The log of the ceph-mon pod looks fine to me. I uploaded it here: https://gist.github.com/Silberschleier/1baad5d4853c48abeff3b1326b5cc7db

Hyvi commented

the same problem happaned, everything looks OK ,but I can't ping dns IP and other service

Hackish solution: On the nodes running & mounting ceph add ceph-mon-discovery.ceph.svc.cluster.local to /etc/hosts e.g.

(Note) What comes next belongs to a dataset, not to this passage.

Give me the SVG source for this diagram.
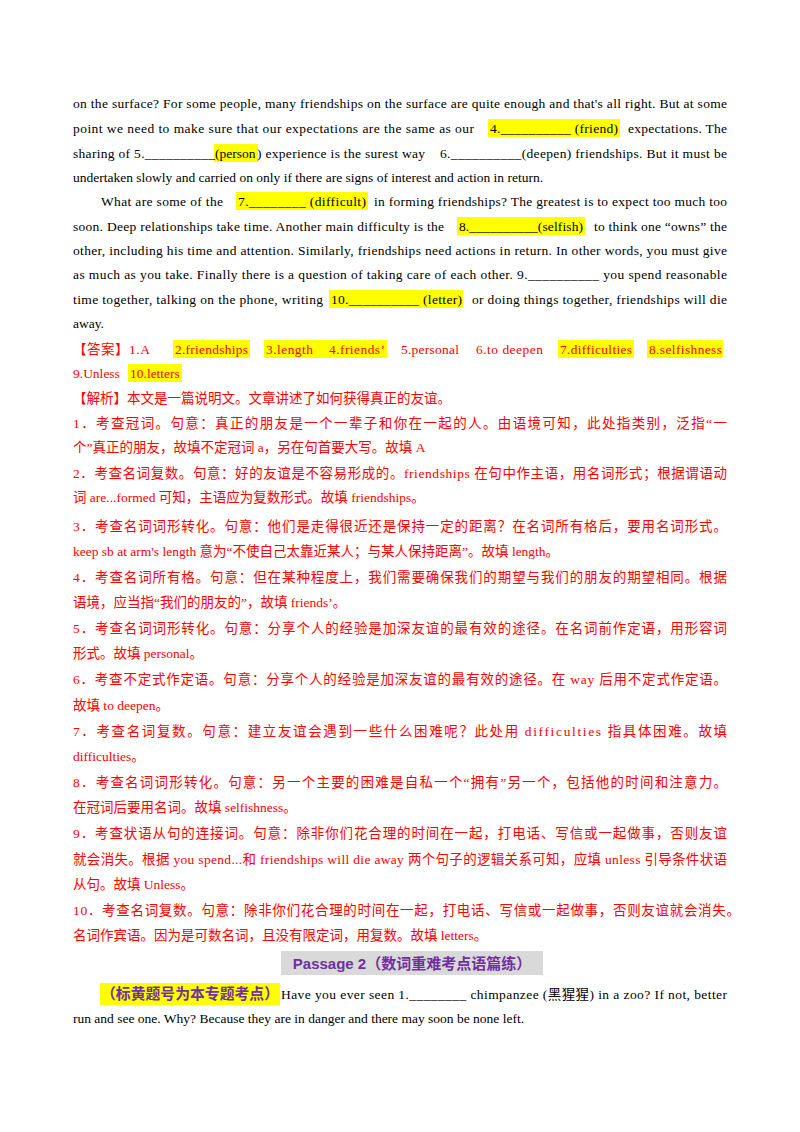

kubectl describe service ceph-mon -n ceph
Name:              ceph-mon
Namespace:         ceph
Labels:            <none>
Annotations:       service.alpha.kubernetes.io/tolerate-unready-endpoints: true
Selector:          application=ceph,component=mon,release_group=ceph
Type:              ClusterIP
IP:                None
Port:              <unset>  6789/TCP
TargetPort:        6789/TCP
Endpoints:         172.20.1.60:6789
Session Affinity:  None
Events:            <none>
echo '172.20.1.60	ceph-mon.ceph.svc.cluster.local' >> /etc/hosts

A better way would be to add kube-dns to the hosts name resolution ( kubectl -n kube-system get svc/kube-dns).

spuny commented

Hi,

yours "hacky solution" saved my life for the moment.
After some digging I discovered that there is NO IP on service:

kind: Service
apiVersion: v1
metadata:
  name: {{ tuple "ceph_mon" "internal" . | include "helm-toolkit.endpoints.hostname_short_endpoint_lookup" }}
spec:
  ports:
  - port: {{ tuple "ceph_mon" "internal" "mon" $envAll | include "helm-toolkit.endpoints.endpoint_port_lookup" }}
    protocol: TCP
    targetPort: {{ tuple "ceph_mon" "internal" "mon" $envAll | include "helm-toolkit.endpoints.endpoint_port_lookup" }}
  selector:
{{ tuple $envAll "ceph" "mon" | include "helm-toolkit.snippets.kubernetes_metadata_labels" | indent 4 }}
  clusterIP: None
{{- end }}

So another "hacky" solution is to delete line:
clusterIP: None

Than, you can ping/nslookup it with name: ceph-mon.ceph.svc.clusterl.local. - This is tested on lab.

UPDATE
This can be marked as solved I suppose. I just happen to solve it.
Use another network plugin. Instead of weave i used calico with modification of resolv.conf of nodes:
nameserver 10.233.0.3 nameserver 8.8.8.8

And it magicaly started working.